• _DATA LINES_:

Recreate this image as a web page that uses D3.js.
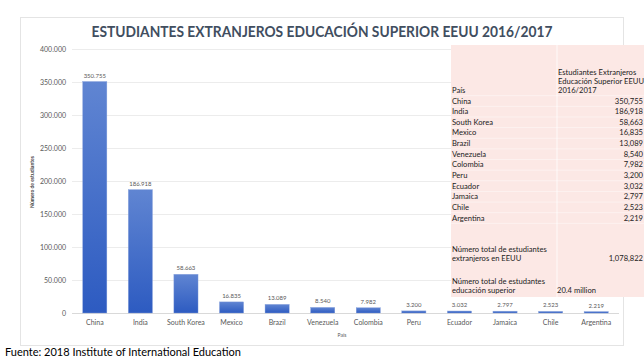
<!DOCTYPE html>
<html>
<head>
<meta charset="utf-8">
<script src="https://cdn.jsdelivr.net/npm/d3@7"></script>
<style>
  body { margin: 0; background: #fff; }
  svg { display: block; font-family: Lato, "Open Sans", sans-serif; }
</style>
</head>
<body>
<svg id="chart" width="644" height="362"></svg>
<script>
var countries = ["China", "India", "South Korea", "Mexico", "Brazil", "Venezuela", "Colombia", "Peru", "Ecuador", "Jamaica", "Chile", "Argentina"];
var students = [350755, 186918, 58663, 16835, 13089, 8540, 7982, 3200, 3032, 2797, 2523, 2219];
var yTicks = [0, 50000, 100000, 150000, 200000, 250000, 300000, 350000, 400000];
var tableHeader = ["Estudiantes Extranjeros", "Educación Superior EEUU", "2016/2017"];
var totalForeign = 1078822;
var totalHigherEd = "20.4 million";

var svg = d3.select("#chart");
var es = d3.formatLocale({decimal: ",", thousands: ".", grouping: [3], currency: ["", ""]});
var fmtEs = es.format(",");
var fmtEn = d3.format(",");

// chart frame
svg.append("rect")
  .attr("x", 20.5).attr("y", 17.5).attr("width", 603).attr("height", 328)
  .attr("fill", "#fff").attr("stroke", "#e4e4e4");

svg.append("text")
  .attr("x", 322).attr("y", 36.5)
  .attr("text-anchor", "middle")
  .attr("font-size", 15).attr("font-weight", "bold")
  .attr("fill", "#414e5f")
  .attr("textLength", 461).attr("lengthAdjust", "spacingAndGlyphs")
  .text("ESTUDIANTES EXTRANJEROS EDUCACIÓN SUPERIOR EEUU 2016/2017");

var x = d3.scaleBand().domain(countries).range([72, 619]).paddingInner(0.47).paddingOuter(0.235);
var y = d3.scaleLinear().domain([0, 400000]).range([313, 49]);

var defs = svg.append("defs");
var grad = defs.append("linearGradient").attr("id", "barGrad")
  .attr("x1", 0).attr("y1", 0).attr("x2", 0).attr("y2", 1);
grad.append("stop").attr("offset", "0%").attr("stop-color", "#6085d2");
grad.append("stop").attr("offset", "100%").attr("stop-color", "#2d5bc1");

// gridlines
svg.append("g").selectAll("line")
  .data(yTicks)
  .enter().append("line")
  .attr("x1", 72).attr("x2", 619)
  .attr("y1", function (d) { return Math.round(y(d)) + 0.5; })
  .attr("y2", function (d) { return Math.round(y(d)) + 0.5; })
  .attr("stroke", function (d) { return d === 0 ? "#d9d9d9" : "#ececec"; })
  .attr("stroke-width", 1);

// y axis labels
var yAxis = svg.append("g")
  .attr("transform", "translate(66,0)")
  .call(d3.axisLeft(y).tickValues(yTicks).tickSize(0).tickPadding(0).tickFormat(fmtEs));
yAxis.select(".domain").remove();
yAxis.selectAll("text").attr("font-size", 7).attr("fill", "#595959").attr("font-family", "Lato, sans-serif");

svg.append("text")
  .attr("transform", "translate(34,182) rotate(-90)")
  .attr("text-anchor", "middle")
  .attr("font-size", 5).attr("font-weight", "bold").attr("fill", "#404040")
  .text("Número de estudiantes");

// bars
svg.append("g").selectAll("rect")
  .data(students)
  .enter().append("rect")
  .attr("x", function (d, i) { return x(countries[i]); })
  .attr("width", x.bandwidth())
  .attr("y", function (d) { return y(d); })
  .attr("height", function (d) { return Math.max(1.5, y(0) - y(d)); })
  .attr("fill", "url(#barGrad)")
  .attr("stroke", "#8aa4dd").attr("stroke-width", 0.4);

svg.append("g").selectAll("text")
  .data(students)
  .enter().append("text")
  .attr("x", function (d, i) { return x(countries[i]) + x.bandwidth() / 2; })
  .attr("y", function (d) { return y(d) - 4; })
  .attr("text-anchor", "middle")
  .attr("font-size", 6).attr("fill", "#595959")
  .text(function (d) { return fmtEs(d); });

// x axis labels
var xAxis = svg.append("g")
  .attr("transform", "translate(0,320)")
  .call(d3.axisBottom(x).tickSize(0).tickPadding(0));
xAxis.select(".domain").remove();
xAxis.selectAll("text").attr("font-size", 7).attr("fill", "#595959").attr("font-family", "Lato, sans-serif");

svg.append("text")
  .attr("x", 342).attr("y", 337)
  .attr("text-anchor", "middle")
  .attr("font-size", 5).attr("fill", "#595959")
  .text("País");

// table overlay
var tbl = svg.append("g");
tbl.append("rect")
  .attr("x", 451).attr("y", 45).attr("width", 193).attr("height", 252)
  .attr("fill", "#fce8e5");

var rowY = d3.scaleLinear().domain([0, countries.length - 1]).range([101, 218]);

tbl.selectAll(".rowline")
  .data(d3.range(countries.length + 1))
  .enter().append("line")
  .attr("x1", 451).attr("x2", 644)
  .attr("y1", function (i) { return rowY(i) - 5.3; })
  .attr("y2", function (i) { return rowY(i) - 5.3; })
  .attr("stroke", "#fff").attr("stroke-width", 0.6).attr("stroke-opacity", 0.7);

tbl.append("line")
  .attr("x1", 557).attr("x2", 557).attr("y1", 45).attr("y2", 297)
  .attr("stroke", "#fff").attr("stroke-width", 0.8);

var tfont = 7.6;
tbl.selectAll(".hdr")
  .data(tableHeader)
  .enter().append("text")
  .attr("x", 558).attr("y", function (d, i) { return 74.5 + i * 9; })
  .attr("font-size", tfont).attr("fill", "#222")
  .text(function (d) { return d; });

tbl.append("text")
  .attr("x", 452).attr("y", 92.5)
  .attr("font-size", tfont).attr("fill", "#222")
  .text("País");

tbl.selectAll(".cname")
  .data(countries)
  .enter().append("text")
  .attr("x", 452).attr("y", function (d, i) { return rowY(i) + 2.5; })
  .attr("font-size", tfont).attr("fill", "#222")
  .text(function (d) { return d; });

tbl.selectAll(".cval")
  .data(students)
  .enter().append("text")
  .attr("x", 643).attr("y", function (d, i) { return rowY(i) + 2.5; })
  .attr("text-anchor", "end")
  .attr("font-size", tfont).attr("fill", "#222")
  .text(function (d) { return fmtEn(d); });

tbl.append("text").attr("x", 452).attr("y", 251.5)
  .attr("font-size", tfont).attr("fill", "#222").text("Número  total de estudiantes");
tbl.append("text").attr("x", 452).attr("y", 260.5)
  .attr("font-size", tfont).attr("fill", "#222").text("extranjeros en EEUU");
tbl.append("text").attr("x", 643).attr("y", 260.5).attr("text-anchor", "end")
  .attr("font-size", tfont).attr("fill", "#222").text(fmtEn(totalForeign));

tbl.append("text").attr("x", 452).attr("y", 283.5)
  .attr("font-size", tfont).attr("fill", "#222").text("Número  total de estudantes");
tbl.append("text").attr("x", 452).attr("y", 293)
  .attr("font-size", tfont).attr("fill", "#222").text("educación superior");
tbl.append("text").attr("x", 557).attr("y", 293)
  .attr("font-size", tfont).attr("fill", "#222").text(totalHigherEd);

// source
svg.append("text")
  .attr("x", 5).attr("y", 356)
  .attr("font-size", 11).attr("fill", "#000")
  .text("Fuente: 2018 Institute of International Education");
</script>
</body>
</html>
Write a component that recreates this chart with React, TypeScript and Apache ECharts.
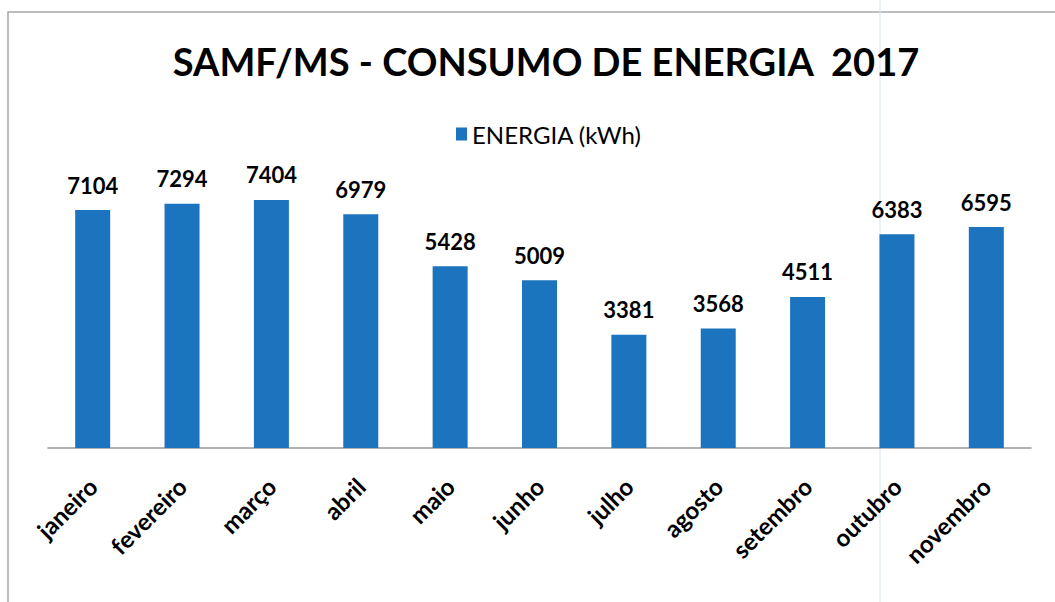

• _SHORT PROBLEM_:
Leave the pictures out and copy the rest of the data exactly.

• _SOLUTION TO THE PROBLEM_:
Recreate this image as a web page that uses D3.js.
<!DOCTYPE html>
<html>
<head>
<meta charset="utf-8">
<script src="https://cdn.jsdelivr.net/npm/d3@7"></script>
<style>
  body { margin: 0; background: #fff; }
  svg { display: block; font-family: Lato, "Open Sans", sans-serif; }
</style>
</head>
<body>
<svg id="chart" width="644" height="362"></svg>
<script>
var countries = ["China", "India", "South Korea", "Mexico", "Brazil", "Venezuela", "Colombia", "Peru", "Ecuador", "Jamaica", "Chile", "Argentina"];
var students = [350755, 186918, 58663, 16835, 13089, 8540, 7982, 3200, 3032, 2797, 2523, 2219];
var yTicks = [0, 50000, 100000, 150000, 200000, 250000, 300000, 350000, 400000];
var tableHeader = ["Estudiantes Extranjeros", "Educación Superior EEUU", "2016/2017"];
var totalForeign = 1078822;
var totalHigherEd = "20.4 million";

var svg = d3.select("#chart");
var es = d3.formatLocale({decimal: ",", thousands: ".", grouping: [3], currency: ["", ""]});
var fmtEs = es.format(",");
var fmtEn = d3.format(",");

// chart frame
svg.append("rect")
  .attr("x", 20.5).attr("y", 17.5).attr("width", 603).attr("height", 328)
  .attr("fill", "#fff").attr("stroke", "#e4e4e4");

svg.append("text")
  .attr("x", 322).attr("y", 36.5)
  .attr("text-anchor", "middle")
  .attr("font-size", 15).attr("font-weight", "bold")
  .attr("fill", "#414e5f")
  .attr("textLength", 461).attr("lengthAdjust", "spacingAndGlyphs")
  .text("ESTUDIANTES EXTRANJEROS EDUCACIÓN SUPERIOR EEUU 2016/2017");

var x = d3.scaleBand().domain(countries).range([72, 619]).paddingInner(0.47).paddingOuter(0.235);
var y = d3.scaleLinear().domain([0, 400000]).range([313, 49]);

var defs = svg.append("defs");
var grad = defs.append("linearGradient").attr("id", "barGrad")
  .attr("x1", 0).attr("y1", 0).attr("x2", 0).attr("y2", 1);
grad.append("stop").attr("offset", "0%").attr("stop-color", "#6085d2");
grad.append("stop").attr("offset", "100%").attr("stop-color", "#2d5bc1");

// gridlines
svg.append("g").selectAll("line")
  .data(yTicks)
  .enter().append("line")
  .attr("x1", 72).attr("x2", 619)
  .attr("y1", function (d) { return Math.round(y(d)) + 0.5; })
  .attr("y2", function (d) { return Math.round(y(d)) + 0.5; })
  .attr("stroke", function (d) { return d === 0 ? "#d9d9d9" : "#ececec"; })
  .attr("stroke-width", 1);

// y axis labels
var yAxis = svg.append("g")
  .attr("transform", "translate(66,0)")
  .call(d3.axisLeft(y).tickValues(yTicks).tickSize(0).tickPadding(0).tickFormat(fmtEs));
yAxis.select(".domain").remove();
yAxis.selectAll("text").attr("font-size", 7).attr("fill", "#595959").attr("font-family", "Lato, sans-serif");

svg.append("text")
  .attr("transform", "translate(34,182) rotate(-90)")
  .attr("text-anchor", "middle")
  .attr("font-size", 5).attr("font-weight", "bold").attr("fill", "#404040")
  .text("Número de estudiantes");

// bars
svg.append("g").selectAll("rect")
  .data(students)
  .enter().append("rect")
  .attr("x", function (d, i) { return x(countries[i]); })
  .attr("width", x.bandwidth())
  .attr("y", function (d) { return y(d); })
  .attr("height", function (d) { return Math.max(1.5, y(0) - y(d)); })
  .attr("fill", "url(#barGrad)")
  .attr("stroke", "#8aa4dd").attr("stroke-width", 0.4);

svg.append("g").selectAll("text")
  .data(students)
  .enter().append("text")
  .attr("x", function (d, i) { return x(countries[i]) + x.bandwidth() / 2; })
  .attr("y", function (d) { return y(d) - 4; })
  .attr("text-anchor", "middle")
  .attr("font-size", 6).attr("fill", "#595959")
  .text(function (d) { return fmtEs(d); });

// x axis labels
var xAxis = svg.append("g")
  .attr("transform", "translate(0,320)")
  .call(d3.axisBottom(x).tickSize(0).tickPadding(0));
xAxis.select(".domain").remove();
xAxis.selectAll("text").attr("font-size", 7).attr("fill", "#595959").attr("font-family", "Lato, sans-serif");

svg.append("text")
  .attr("x", 342).attr("y", 337)
  .attr("text-anchor", "middle")
  .attr("font-size", 5).attr("fill", "#595959")
  .text("País");

// table overlay
var tbl = svg.append("g");
tbl.append("rect")
  .attr("x", 451).attr("y", 45).attr("width", 193).attr("height", 252)
  .attr("fill", "#fce8e5");

var rowY = d3.scaleLinear().domain([0, countries.length - 1]).range([101, 218]);

tbl.selectAll(".rowline")
  .data(d3.range(countries.length + 1))
  .enter().append("line")
  .attr("x1", 451).attr("x2", 644)
  .attr("y1", function (i) { return rowY(i) - 5.3; })
  .attr("y2", function (i) { return rowY(i) - 5.3; })
  .attr("stroke", "#fff").attr("stroke-width", 0.6).attr("stroke-opacity", 0.7);

tbl.append("line")
  .attr("x1", 557).attr("x2", 557).attr("y1", 45).attr("y2", 297)
  .attr("stroke", "#fff").attr("stroke-width", 0.8);

var tfont = 7.6;
tbl.selectAll(".hdr")
  .data(tableHeader)
  .enter().append("text")
  .attr("x", 558).attr("y", function (d, i) { return 74.5 + i * 9; })
  .attr("font-size", tfont).attr("fill", "#222")
  .text(function (d) { return d; });

tbl.append("text")
  .attr("x", 452).attr("y", 92.5)
  .attr("font-size", tfont).attr("fill", "#222")
  .text("País");

tbl.selectAll(".cname")
  .data(countries)
  .enter().append("text")
  .attr("x", 452).attr("y", function (d, i) { return rowY(i) + 2.5; })
  .attr("font-size", tfont).attr("fill", "#222")
  .text(function (d) { return d; });

tbl.selectAll(".cval")
  .data(students)
  .enter().append("text")
  .attr("x", 643).attr("y", function (d, i) { return rowY(i) + 2.5; })
  .attr("text-anchor", "end")
  .attr("font-size", tfont).attr("fill", "#222")
  .text(function (d) { return fmtEn(d); });

tbl.append("text").attr("x", 452).attr("y", 251.5)
  .attr("font-size", tfont).attr("fill", "#222").text("Número  total de estudiantes");
tbl.append("text").attr("x", 452).attr("y", 260.5)
  .attr("font-size", tfont).attr("fill", "#222").text("extranjeros en EEUU");
tbl.append("text").attr("x", 643).attr("y", 260.5).attr("text-anchor", "end")
  .attr("font-size", tfont).attr("fill", "#222").text(fmtEn(totalForeign));

tbl.append("text").attr("x", 452).attr("y", 283.5)
  .attr("font-size", tfont).attr("fill", "#222").text("Número  total de estudantes");
tbl.append("text").attr("x", 452).attr("y", 293)
  .attr("font-size", tfont).attr("fill", "#222").text("educación superior");
tbl.append("text").attr("x", 557).attr("y", 293)
  .attr("font-size", tfont).attr("fill", "#222").text(totalHigherEd);

// source
svg.append("text")
  .attr("x", 5).attr("y", 356)
  .attr("font-size", 11).attr("fill", "#000")
  .text("Fuente: 2018 Institute of International Education");
</script>
</body>
</html>
Write a component that recreates this chart with React, TypeScript and Apache ECharts.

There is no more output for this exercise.